[Task goal]
Filter the lines below, copying only those with the string "standalone".

Charts and diagrams as code
────

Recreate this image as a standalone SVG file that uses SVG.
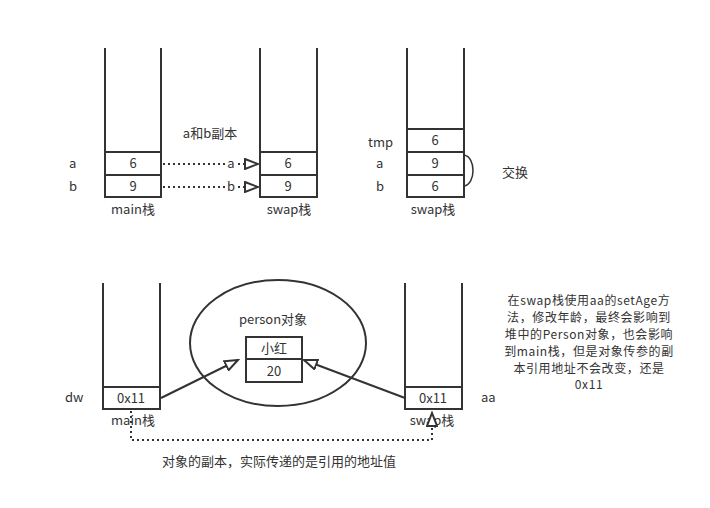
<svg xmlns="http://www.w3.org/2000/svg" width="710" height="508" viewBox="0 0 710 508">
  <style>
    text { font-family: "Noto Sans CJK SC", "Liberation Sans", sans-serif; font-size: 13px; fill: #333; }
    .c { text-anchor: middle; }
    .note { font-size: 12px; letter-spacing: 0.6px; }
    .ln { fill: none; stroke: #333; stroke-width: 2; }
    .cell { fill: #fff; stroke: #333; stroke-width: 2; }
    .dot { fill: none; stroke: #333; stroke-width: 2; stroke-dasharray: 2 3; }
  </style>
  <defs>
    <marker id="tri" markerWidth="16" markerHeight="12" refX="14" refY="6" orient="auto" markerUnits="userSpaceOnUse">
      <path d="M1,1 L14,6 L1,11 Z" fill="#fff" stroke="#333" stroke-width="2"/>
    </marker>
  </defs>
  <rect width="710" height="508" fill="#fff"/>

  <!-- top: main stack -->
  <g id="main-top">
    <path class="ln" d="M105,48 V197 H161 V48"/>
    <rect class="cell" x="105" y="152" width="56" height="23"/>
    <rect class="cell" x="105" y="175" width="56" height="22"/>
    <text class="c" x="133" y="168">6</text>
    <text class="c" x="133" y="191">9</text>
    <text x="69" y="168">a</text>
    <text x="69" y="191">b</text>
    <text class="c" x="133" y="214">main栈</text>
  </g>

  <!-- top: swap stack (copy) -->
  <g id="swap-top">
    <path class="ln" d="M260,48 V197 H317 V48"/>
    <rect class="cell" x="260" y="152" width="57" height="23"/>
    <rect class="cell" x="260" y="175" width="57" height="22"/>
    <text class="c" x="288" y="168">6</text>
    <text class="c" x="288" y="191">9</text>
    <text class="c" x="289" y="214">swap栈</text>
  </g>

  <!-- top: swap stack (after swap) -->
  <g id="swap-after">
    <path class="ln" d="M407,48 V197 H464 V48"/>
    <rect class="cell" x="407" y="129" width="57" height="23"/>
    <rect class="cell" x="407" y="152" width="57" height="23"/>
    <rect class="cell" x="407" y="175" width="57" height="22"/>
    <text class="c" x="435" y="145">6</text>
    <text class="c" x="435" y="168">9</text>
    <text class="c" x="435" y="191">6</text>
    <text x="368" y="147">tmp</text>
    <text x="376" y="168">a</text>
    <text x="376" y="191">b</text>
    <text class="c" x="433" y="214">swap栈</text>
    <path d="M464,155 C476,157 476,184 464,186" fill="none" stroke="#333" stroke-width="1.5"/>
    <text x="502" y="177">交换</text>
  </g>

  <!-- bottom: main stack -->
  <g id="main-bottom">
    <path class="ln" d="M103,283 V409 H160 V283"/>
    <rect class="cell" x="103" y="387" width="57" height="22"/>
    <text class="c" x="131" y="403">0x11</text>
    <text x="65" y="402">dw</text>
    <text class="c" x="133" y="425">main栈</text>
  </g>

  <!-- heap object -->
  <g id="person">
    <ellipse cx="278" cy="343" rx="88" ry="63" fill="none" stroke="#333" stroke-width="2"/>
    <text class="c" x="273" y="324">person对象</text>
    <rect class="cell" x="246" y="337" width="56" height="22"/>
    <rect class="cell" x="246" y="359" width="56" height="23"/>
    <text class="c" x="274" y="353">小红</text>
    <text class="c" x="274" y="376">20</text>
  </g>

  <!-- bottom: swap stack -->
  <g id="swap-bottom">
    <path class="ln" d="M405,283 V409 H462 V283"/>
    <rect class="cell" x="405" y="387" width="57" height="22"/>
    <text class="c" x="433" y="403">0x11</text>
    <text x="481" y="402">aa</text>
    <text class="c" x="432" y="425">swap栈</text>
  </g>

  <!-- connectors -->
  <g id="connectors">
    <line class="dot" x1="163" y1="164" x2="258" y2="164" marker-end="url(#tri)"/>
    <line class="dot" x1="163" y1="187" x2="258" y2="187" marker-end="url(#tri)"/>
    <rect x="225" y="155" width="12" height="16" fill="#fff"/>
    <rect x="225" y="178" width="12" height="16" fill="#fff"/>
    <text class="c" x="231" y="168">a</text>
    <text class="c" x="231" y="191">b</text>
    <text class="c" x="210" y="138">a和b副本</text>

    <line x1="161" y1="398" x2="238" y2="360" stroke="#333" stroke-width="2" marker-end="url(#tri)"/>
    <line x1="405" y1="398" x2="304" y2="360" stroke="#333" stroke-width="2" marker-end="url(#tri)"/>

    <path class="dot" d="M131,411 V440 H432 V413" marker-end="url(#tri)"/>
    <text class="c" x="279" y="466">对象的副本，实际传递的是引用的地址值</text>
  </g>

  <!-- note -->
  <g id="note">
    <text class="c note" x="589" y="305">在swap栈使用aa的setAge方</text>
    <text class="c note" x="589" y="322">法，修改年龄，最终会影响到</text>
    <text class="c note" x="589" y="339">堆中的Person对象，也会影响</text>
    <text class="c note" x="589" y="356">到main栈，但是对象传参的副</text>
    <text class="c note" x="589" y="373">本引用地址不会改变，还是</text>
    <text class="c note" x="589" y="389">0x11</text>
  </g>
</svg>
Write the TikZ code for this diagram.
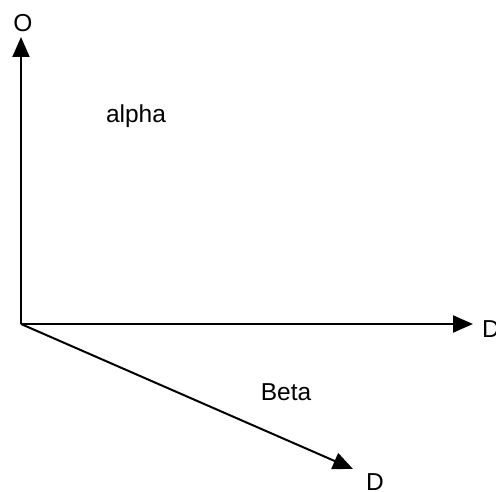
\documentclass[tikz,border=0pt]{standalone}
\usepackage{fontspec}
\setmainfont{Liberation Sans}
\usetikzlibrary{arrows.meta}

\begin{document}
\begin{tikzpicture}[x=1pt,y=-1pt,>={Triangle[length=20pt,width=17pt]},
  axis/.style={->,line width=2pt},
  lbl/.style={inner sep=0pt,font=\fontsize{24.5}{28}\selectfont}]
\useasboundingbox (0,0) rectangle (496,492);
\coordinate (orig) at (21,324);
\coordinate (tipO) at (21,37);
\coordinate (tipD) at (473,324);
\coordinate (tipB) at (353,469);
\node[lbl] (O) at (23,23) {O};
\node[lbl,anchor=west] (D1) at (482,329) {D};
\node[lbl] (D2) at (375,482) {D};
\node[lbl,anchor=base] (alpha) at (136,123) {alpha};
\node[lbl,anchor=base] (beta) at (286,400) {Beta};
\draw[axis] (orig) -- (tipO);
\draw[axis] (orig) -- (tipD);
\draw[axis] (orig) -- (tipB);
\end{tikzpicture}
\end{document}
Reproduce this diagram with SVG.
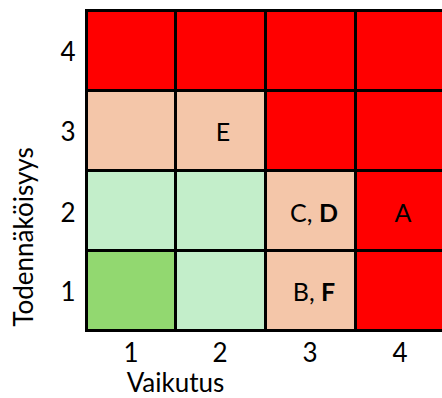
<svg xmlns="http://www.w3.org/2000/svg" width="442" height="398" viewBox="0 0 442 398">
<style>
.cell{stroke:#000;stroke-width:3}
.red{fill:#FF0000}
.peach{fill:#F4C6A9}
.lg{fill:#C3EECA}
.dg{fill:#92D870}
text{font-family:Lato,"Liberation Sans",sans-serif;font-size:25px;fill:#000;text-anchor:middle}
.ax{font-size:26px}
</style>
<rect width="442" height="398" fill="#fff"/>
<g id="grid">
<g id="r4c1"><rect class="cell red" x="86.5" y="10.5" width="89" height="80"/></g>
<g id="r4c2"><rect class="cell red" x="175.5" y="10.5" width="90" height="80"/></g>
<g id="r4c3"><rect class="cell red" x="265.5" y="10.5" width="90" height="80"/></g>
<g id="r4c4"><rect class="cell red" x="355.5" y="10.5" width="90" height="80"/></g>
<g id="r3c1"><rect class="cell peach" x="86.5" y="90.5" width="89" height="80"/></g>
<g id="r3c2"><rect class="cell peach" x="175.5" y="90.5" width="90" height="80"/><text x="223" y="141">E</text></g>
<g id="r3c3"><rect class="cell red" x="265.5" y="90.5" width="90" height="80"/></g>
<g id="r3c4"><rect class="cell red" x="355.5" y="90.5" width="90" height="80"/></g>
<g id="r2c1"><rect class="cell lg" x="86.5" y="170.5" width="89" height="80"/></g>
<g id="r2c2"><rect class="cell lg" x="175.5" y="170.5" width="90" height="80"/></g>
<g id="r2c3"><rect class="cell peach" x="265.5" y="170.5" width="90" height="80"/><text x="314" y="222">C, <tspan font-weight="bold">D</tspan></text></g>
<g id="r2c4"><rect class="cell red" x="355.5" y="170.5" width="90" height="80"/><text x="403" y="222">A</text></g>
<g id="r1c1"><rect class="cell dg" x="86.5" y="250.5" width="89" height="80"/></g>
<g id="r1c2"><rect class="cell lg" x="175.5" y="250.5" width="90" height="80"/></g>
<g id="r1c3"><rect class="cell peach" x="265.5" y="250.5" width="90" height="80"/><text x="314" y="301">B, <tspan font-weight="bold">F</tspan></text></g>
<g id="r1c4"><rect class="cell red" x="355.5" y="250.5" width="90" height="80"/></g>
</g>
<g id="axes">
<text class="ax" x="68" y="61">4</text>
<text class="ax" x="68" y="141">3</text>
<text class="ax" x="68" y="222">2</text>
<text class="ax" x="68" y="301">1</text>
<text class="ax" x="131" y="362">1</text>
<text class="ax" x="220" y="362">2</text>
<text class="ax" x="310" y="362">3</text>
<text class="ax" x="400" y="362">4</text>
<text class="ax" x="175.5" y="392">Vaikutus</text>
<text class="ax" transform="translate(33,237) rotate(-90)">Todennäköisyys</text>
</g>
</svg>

────

[Solution]
Recreate this image as a standalone SVG file that uses SVG.
\documentclass[tikz,border=0pt]{standalone}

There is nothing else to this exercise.